Problem details: Would you print the records below from the first line through the line containing "3.0, 3.3, 3.5]", skipping the pictures?

+ + + +

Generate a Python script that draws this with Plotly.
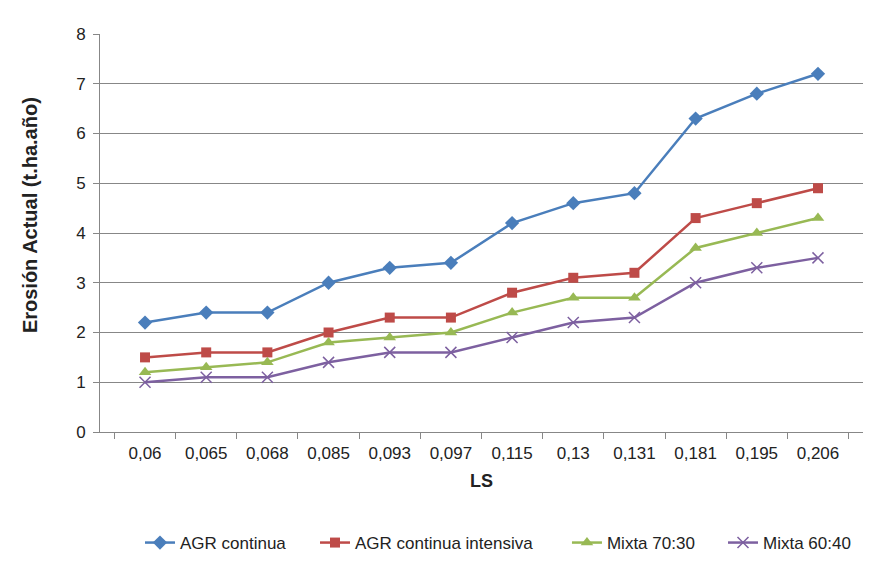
import plotly.graph_objects as go

# LS classes on the horizontal axis
ls_labels = ["0,06", "0,065", "0,068", "0,085", "0,093", "0,097",
             "0,115", "0,13", "0,131", "0,181", "0,195", "0,206"]

# Actual erosion (t.ha.año) per land-use scenario
agr_continua = [2.2, 2.4, 2.4, 3.0, 3.3, 3.4, 4.2, 4.6, 4.8, 6.3, 6.8, 7.2]
agr_intensiva = [1.5, 1.6, 1.6, 2.0, 2.3, 2.3, 2.8, 3.1, 3.2, 4.3, 4.6, 4.9]
mixta_70_30 = [1.2, 1.3, 1.4, 1.8, 1.9, 2.0, 2.4, 2.7, 2.7, 3.7, 4.0, 4.3]
mixta_60_40 = [1.0, 1.1, 1.1, 1.4, 1.6, 1.6, 1.9, 2.2, 2.3, 3.0, 3.3, 3.5]

y_ticks = [0, 1, 2, 3, 4, 5, 6, 7, 8]

font_family = "Liberation Sans, Arial, sans-serif"
axis_grey = "#878787"

series = [
    ("AGR continua", agr_continua, "#4A7EBB", dict(symbol="diamond", size=11)),
    ("AGR continua intensiva", agr_intensiva, "#BE4B48", dict(symbol="square", size=10)),
    ("Mixta 70:30", mixta_70_30, "#98B954", dict(symbol="triangle-up", size=11)),
    ("Mixta 60:40", mixta_60_40, "#7D60A0", dict(symbol="x-thin", size=11,
                                                    line=dict(width=1.5, color="#7D60A0"))),
]

# one legend box per entry so the row can be spaced out evenly along the bottom
legend_ids = ["legend", "legend2", "legend3", "legend4"]
legend_x = [0.0524, 0.2818, 0.612, 0.8165]

fig = go.Figure()
for (name, values, color, marker), lid in zip(series, legend_ids):
    fig.add_trace(go.Scatter(
        x=ls_labels, y=values, name=name, mode="lines+markers",
        line=dict(color=color, width=2.5),
        marker=dict(color=color, **marker),
        legend=lid,
    ))

legend_common = dict(orientation="h", yref="container", y=0.0355, yanchor="middle",
                     xanchor="left", font=dict(size=17, color="#222222"),
                     bgcolor="rgba(0,0,0,0)", borderwidth=0)
legend_layout = {lid: dict(x=lx, **legend_common) for lid, lx in zip(legend_ids, legend_x)}

fig.update_layout(
    width=874, height=563,
    margin=dict(l=100, r=11, t=34, b=131, autoexpand=False),
    paper_bgcolor="white", plot_bgcolor="white",
    font=dict(family=font_family, size=17, color="#222222"),
    showlegend=True,
    xaxis=dict(
        type="category", tickson="boundaries", ticks="outside", ticklen=6,
        tickcolor=axis_grey, showline=True, linecolor=axis_grey, linewidth=1,
        showgrid=False, tickfont=dict(size=17), ticklabelstandoff=6,
        automargin=False,
        title=dict(text="<b>LS</b>", font=dict(size=18), standoff=11),
    ),
    yaxis=dict(
        range=[0, 8], tickvals=y_ticks, ticks="outside", ticklen=6,
        tickcolor=axis_grey, showline=True, linecolor=axis_grey, linewidth=1,
        showgrid=True, gridcolor=axis_grey, gridwidth=1, zeroline=False,
        tickfont=dict(size=17), ticklabelstandoff=4, automargin=False,
    ),
    **legend_layout,
)

# vertical axis title, sitting slightly above the plot's mid-height
fig.add_annotation(
    text="<b>Erosión Actual (t.ha.año)</b>", textangle=-90,
    xref="paper", yref="paper", x=-0.0917, y=0.545,
    xanchor="center", yanchor="middle", showarrow=False,
    font=dict(size=20, color="#222222"),
)

fig.write_html("out.html")
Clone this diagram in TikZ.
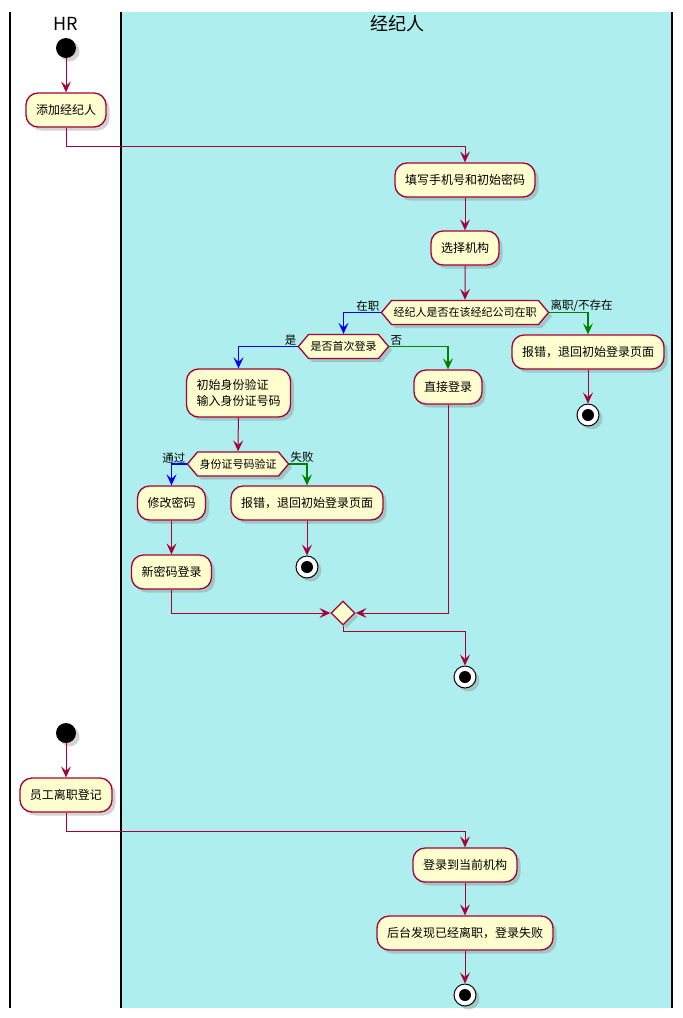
\documentclass[tikz,border=0pt]{standalone}
\usepackage{fontspec}
\setmainfont{Noto Sans CJK SC}
\usetikzlibrary{arrows.meta,shapes.geometric,shapes.symbols,shadows}
\definecolor{umlred}{HTML}{A80036}
\definecolor{umlfill}{HTML}{FEFECE}
\definecolor{lanecyan}{HTML}{AFEEEE}
\definecolor{umlgreen}{HTML}{008000}
\begin{document}
\begin{tikzpicture}[x=1pt,y=-1pt]
	\tikzstyle{shade} = [drop shadow={shadow xshift=3.5pt, shadow yshift=-3.5pt, opacity=0.35}]
	\tikzstyle{act} = [rectangle, rounded corners=12pt, draw=umlred, line width=1.3pt, fill=umlfill, minimum height=34pt, inner xsep=10pt, font=\fontsize{12}{16}\selectfont, shade]
	\tikzstyle{cond} = [signal, signal to=east and west, signal pointer angle=100, draw=umlred, line width=1.3pt, fill=umlfill, minimum height=24pt, inner xsep=2pt, inner ysep=2pt, font=\fontsize{11}{13}\selectfont, shade]
	\tikzstyle{merge} = [diamond, draw=umlred, line width=1.3pt, fill=umlfill, minimum size=24pt, inner sep=0pt, shade]
	\tikzstyle{start} = [circle, fill=black, minimum size=20pt, inner sep=0pt, shade]
	\tikzstyle{stop} = [circle, draw=black, line width=1pt, fill=white, minimum size=22pt, inner sep=0pt, shade, path picture={\fill[black] (path picture bounding box.center) circle (6pt);}]
	\tikzstyle{guard} = [font=\fontsize{11.5}{13}\selectfont, inner sep=1pt]
	\tikzstyle{flow} = [draw=umlred, line width=1pt, -{Stealth[length=11pt,width=10pt,inset=4.5pt]}]
	\tikzstyle{flowyes} = [flow, draw=blue, line width=1.5pt]
	\tikzstyle{flowno} = [flow, draw=umlgreen, line width=1.5pt]
\def\col{465}
\def\laneTop{12}
\def\laneBot{1008}

\useasboundingbox (0,0) rectangle (683,1018);

%swimlanes
\fill[lanecyan] (121,\laneTop) rectangle (672,\laneBot);
\foreach \x in {10, 121, 672}
	\draw[line width=1.5pt] (\x,\laneTop) -- (\x,\laneBot);
\node[font=\fontsize{18}{20}\selectfont] (hrtitle) at (66,24) {HR};
\node[font=\fontsize{18}{20}\selectfont] (agenttitle) at (397,24) {经纪人};

%start and stop points
\foreach \name/\x/\y in {start1/66/48, start2/66/733}
	\node[start] (\name) at (\x,\y) {};
\foreach \name/\x/\y in {stop1/588/415, stop2/307/567, stop3/\col/677, stop4/\col/995}
	\node[stop] (\name) at (\x,\y) {};

%activities
\foreach \name/\x/\y/\txt in {add/66/110/添加经纪人, phone/\col/180/填写手机号和初始密码, org/\col/248/选择机构,
	errquit/588/352/报错，退回初始登录页面, direct/448/387/直接登录, modify/171.5/503/修改密码,
	err2/307/503/报错，退回初始登录页面, newpw/171.5/572/新密码登录, offboard/66/795/员工离职登记,
	login/\col/865/登录到当前机构, fail/\col/933/后台发现已经离职，登录失败}
	\node[act] (\name) at (\x,\y) {\txt};
\node[act, align=left, minimum height=48pt] (init) at (238.5,393) {初始身份验证\\输入身份证号码};

%decisions
\node[cond] (onjob) at (\col,312.5) {经纪人是否在该经纪公司在职};
\node[cond] (first) at (343.5,346.5) {是否首次登录};
\node[cond] (idcheck) at (238,464) {身份证号码验证};
\node[merge] (join) at (343,613) {};

\node[guard, anchor=south east] (lonjob) at (onjob.west) {在职};
\node[guard, anchor=south west] (lquit) at (onjob.east) {离职/不存在};
\node[guard, anchor=south east] (lyes) at (first.west) {是};
\node[guard, anchor=south west] (lno) at (first.east) {否};
\node[guard, anchor=south east] (lpass) at (idcheck.west) {通过};
\node[guard, anchor=south west] (lfail) at (idcheck.east) {失败};

%connectors
\draw[flow] (start1) -- (add);
\draw[flow] (add.south) -- ++(0,19) -| (phone.north);
\draw[flow] (phone) -- (org);
\draw[flow] (org) -- (onjob);
\draw[flowyes] (onjob.west) -| (first.north);
\draw[flowno] (onjob.east) -| (errquit.north);
\draw[flow] (errquit) -- (stop1);
\draw[flowyes] (first.west) -| (init.north);
\draw[flowno] (first.east) -| (direct.north);
\draw[flow] (init) -- (idcheck);
\draw[flowyes] (idcheck.west) -| (modify.north);
\draw[flowno] (idcheck.east) -| (err2.north);
\draw[flow] (modify) -- (newpw);
\draw[flow] (err2) -- (stop2);
\draw[flow] (newpw.south) |- (join.west);
\draw[flow] (direct.south) |- (join.east);
\draw[flow] (join.south) -- ++(0,6) -| (stop3.north);

\draw[flow] (start2) -- (offboard);
\draw[flow] (offboard.south) -- ++(0,19) -| (login.north);
\draw[flow] (login) -- (fail);
\draw[flow] (fail) -- (stop4);
\end{tikzpicture}
\end{document}
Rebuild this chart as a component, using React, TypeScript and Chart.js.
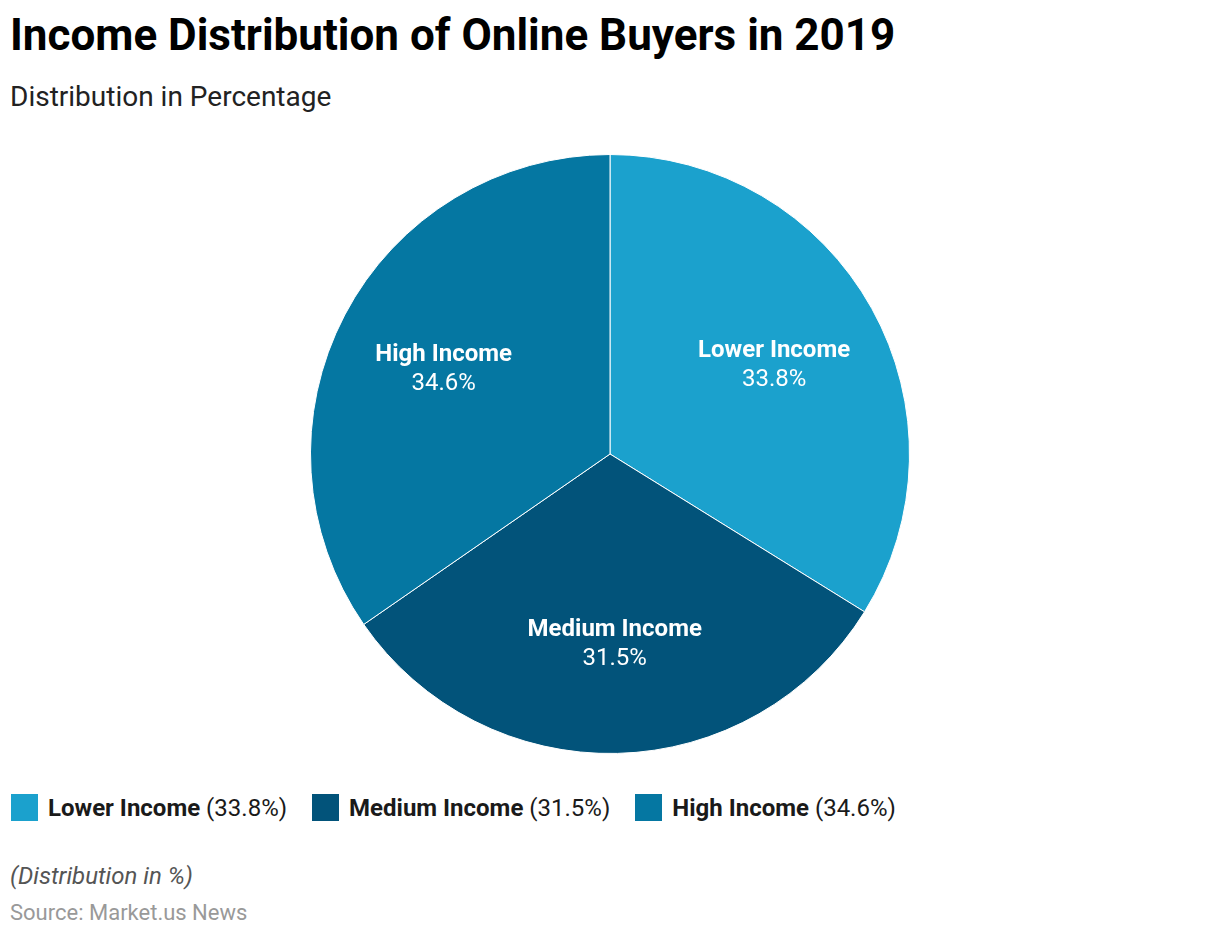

+ + + +

Full response:
Generate a Python script that draws this with Plotly.
import plotly.graph_objects as go

# LS classes on the horizontal axis
ls_labels = ["0,06", "0,065", "0,068", "0,085", "0,093", "0,097",
             "0,115", "0,13", "0,131", "0,181", "0,195", "0,206"]

# Actual erosion (t.ha.año) per land-use scenario
agr_continua = [2.2, 2.4, 2.4, 3.0, 3.3, 3.4, 4.2, 4.6, 4.8, 6.3, 6.8, 7.2]
agr_intensiva = [1.5, 1.6, 1.6, 2.0, 2.3, 2.3, 2.8, 3.1, 3.2, 4.3, 4.6, 4.9]
mixta_70_30 = [1.2, 1.3, 1.4, 1.8, 1.9, 2.0, 2.4, 2.7, 2.7, 3.7, 4.0, 4.3]
mixta_60_40 = [1.0, 1.1, 1.1, 1.4, 1.6, 1.6, 1.9, 2.2, 2.3, 3.0, 3.3, 3.5]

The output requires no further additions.